Пятая вакуумная стала было называться лампой Дидрихсона, но Кон предложил за нее… восемь акций общества, и Василий Федорович, видно, бедствующий в это время из-за раздора с братом, согласился.

Тогда-то Кон и отправил заявки в Великобританию и Швецию на свое имя.

На имя «Лодыгин и К 0» были еще получены патенты в Бельгии и многих княжествах Германии: Саксонии, Виртемберге, Ольденбурге, Бадене, Гессен-Дармштадте, Липпе-Шаубурге, Липпе-Детмольде, Рейс-Шлейце, Саксен-Веймаре и еще шести крошечных княжествах, зато опять не оплачены, а значит, не получены патенты в ведущих странах мира.

Только во Франции, куда ездил сам Терпигорев по поручению Лодыгина, были получены привилегии на имя компании (Лодыгин, Козлов, Висковатов и Терпигорев).

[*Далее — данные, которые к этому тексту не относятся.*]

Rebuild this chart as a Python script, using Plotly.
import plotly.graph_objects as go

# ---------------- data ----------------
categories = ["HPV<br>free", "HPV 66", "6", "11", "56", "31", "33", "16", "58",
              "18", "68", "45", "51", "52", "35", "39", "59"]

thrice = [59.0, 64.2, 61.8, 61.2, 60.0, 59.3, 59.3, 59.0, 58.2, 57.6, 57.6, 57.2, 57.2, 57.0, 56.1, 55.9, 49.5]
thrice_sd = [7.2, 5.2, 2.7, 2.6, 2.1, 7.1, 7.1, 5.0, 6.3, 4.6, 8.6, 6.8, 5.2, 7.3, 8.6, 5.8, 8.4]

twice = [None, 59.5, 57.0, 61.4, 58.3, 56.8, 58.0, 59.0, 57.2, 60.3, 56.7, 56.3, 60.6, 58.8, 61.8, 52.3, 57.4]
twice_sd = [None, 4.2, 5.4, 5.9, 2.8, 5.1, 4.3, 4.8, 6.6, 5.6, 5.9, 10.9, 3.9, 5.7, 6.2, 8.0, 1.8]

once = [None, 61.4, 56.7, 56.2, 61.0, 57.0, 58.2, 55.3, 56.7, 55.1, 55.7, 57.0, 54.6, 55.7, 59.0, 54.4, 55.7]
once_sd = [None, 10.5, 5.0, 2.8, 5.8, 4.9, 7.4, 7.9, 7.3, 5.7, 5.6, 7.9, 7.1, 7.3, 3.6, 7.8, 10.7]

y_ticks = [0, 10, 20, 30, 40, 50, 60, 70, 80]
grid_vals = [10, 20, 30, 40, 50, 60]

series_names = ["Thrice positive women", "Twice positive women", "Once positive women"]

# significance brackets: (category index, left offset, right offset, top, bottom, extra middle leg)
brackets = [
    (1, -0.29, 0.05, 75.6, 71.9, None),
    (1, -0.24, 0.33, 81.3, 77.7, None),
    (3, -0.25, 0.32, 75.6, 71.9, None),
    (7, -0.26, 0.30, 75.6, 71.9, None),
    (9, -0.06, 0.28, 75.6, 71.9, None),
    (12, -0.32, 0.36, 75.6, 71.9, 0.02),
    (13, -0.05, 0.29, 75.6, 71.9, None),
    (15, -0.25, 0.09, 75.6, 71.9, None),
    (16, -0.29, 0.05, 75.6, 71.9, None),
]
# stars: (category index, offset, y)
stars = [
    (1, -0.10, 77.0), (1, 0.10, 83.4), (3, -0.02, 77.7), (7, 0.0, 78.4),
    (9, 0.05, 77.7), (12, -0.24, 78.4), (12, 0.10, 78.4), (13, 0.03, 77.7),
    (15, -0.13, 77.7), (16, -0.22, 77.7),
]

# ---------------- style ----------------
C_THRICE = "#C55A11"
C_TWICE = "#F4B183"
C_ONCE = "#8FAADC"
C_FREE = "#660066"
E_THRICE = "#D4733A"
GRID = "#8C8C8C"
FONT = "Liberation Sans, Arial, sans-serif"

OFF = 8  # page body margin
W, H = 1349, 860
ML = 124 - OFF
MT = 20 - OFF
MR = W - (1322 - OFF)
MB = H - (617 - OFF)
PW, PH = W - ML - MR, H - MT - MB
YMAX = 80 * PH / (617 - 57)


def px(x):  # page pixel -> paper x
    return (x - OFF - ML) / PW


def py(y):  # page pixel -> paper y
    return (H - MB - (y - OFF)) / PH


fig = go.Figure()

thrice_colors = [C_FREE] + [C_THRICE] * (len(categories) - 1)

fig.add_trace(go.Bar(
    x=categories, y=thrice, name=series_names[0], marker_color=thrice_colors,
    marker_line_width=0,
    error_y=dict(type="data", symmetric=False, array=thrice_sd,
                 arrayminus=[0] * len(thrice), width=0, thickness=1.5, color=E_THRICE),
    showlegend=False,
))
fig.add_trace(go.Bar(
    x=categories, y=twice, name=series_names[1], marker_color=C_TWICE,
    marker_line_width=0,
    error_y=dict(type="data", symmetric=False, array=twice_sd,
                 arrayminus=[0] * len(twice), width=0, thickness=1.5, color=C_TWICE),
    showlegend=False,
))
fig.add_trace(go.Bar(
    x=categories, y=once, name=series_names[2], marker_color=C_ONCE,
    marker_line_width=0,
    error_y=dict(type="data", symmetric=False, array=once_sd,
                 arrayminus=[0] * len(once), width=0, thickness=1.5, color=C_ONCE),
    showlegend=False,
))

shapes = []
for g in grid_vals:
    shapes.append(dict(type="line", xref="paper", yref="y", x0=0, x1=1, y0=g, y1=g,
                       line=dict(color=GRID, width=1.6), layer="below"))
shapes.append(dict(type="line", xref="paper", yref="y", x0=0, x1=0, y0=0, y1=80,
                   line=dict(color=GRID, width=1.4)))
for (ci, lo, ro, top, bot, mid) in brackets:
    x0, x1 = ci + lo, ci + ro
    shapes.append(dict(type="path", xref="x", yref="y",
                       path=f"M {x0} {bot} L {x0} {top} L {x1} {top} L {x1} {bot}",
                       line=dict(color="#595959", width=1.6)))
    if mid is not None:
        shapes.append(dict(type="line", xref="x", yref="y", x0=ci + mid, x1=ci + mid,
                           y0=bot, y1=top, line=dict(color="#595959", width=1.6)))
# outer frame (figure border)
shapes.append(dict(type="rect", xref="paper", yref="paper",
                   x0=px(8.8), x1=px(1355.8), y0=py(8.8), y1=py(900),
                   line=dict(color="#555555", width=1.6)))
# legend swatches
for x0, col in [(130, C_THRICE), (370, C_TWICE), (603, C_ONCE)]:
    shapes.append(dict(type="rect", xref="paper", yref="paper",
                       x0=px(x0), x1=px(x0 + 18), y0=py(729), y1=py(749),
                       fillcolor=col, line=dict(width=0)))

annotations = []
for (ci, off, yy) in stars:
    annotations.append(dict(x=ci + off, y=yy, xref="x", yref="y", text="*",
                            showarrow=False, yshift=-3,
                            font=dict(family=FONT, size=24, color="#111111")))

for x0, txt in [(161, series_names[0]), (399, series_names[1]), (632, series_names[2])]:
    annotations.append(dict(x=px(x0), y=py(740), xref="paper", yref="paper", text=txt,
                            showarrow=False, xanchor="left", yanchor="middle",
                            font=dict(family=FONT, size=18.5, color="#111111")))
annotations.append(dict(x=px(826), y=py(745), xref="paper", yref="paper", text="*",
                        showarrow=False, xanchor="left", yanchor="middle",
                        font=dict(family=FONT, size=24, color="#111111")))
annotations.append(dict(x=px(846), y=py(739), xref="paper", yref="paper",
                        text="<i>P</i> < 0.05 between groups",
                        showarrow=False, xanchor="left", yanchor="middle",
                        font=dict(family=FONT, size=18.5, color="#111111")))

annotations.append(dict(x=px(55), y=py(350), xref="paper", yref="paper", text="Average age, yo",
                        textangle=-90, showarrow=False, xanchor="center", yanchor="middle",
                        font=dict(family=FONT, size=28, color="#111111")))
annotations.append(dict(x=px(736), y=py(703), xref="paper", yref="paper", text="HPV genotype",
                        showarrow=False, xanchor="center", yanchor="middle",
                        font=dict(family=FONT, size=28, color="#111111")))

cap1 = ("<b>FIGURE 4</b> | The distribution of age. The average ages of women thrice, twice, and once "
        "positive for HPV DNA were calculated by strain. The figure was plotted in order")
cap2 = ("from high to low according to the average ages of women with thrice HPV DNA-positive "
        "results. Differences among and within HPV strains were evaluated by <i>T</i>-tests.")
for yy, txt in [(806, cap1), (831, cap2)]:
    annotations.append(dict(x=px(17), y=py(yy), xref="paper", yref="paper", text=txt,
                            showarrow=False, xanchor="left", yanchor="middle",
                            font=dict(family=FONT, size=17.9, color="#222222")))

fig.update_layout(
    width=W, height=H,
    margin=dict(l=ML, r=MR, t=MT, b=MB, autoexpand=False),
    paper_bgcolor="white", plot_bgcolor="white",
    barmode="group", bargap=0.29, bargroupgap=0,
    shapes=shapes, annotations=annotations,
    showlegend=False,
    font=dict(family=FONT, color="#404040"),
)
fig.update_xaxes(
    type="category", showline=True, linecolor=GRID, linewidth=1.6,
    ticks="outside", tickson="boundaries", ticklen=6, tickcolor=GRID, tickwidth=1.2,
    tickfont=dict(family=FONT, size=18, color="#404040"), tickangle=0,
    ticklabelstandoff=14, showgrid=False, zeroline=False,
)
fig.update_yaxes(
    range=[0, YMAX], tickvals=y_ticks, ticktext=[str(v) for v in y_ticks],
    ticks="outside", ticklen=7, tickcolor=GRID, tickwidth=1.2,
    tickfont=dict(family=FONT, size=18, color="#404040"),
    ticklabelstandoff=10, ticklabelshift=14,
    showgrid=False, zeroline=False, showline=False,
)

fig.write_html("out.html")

Там, во Франции, с тех пор знали правду об изобретении лампы, хотя позже туда ездили и Кон с Дидрихсоном, демонстрируя «лампу Кона» Грамму, Сименсу, Фонтену и другим и пытаясь подороже продать ее французским или немецким капиталистам.

Ипполит Фонтен, изобретатель и ученый-физик, в 1877 году издал замечательный исторический труд «Электрическое освещение», в котором рассказал и о русских лампах, и о русских изобретателях.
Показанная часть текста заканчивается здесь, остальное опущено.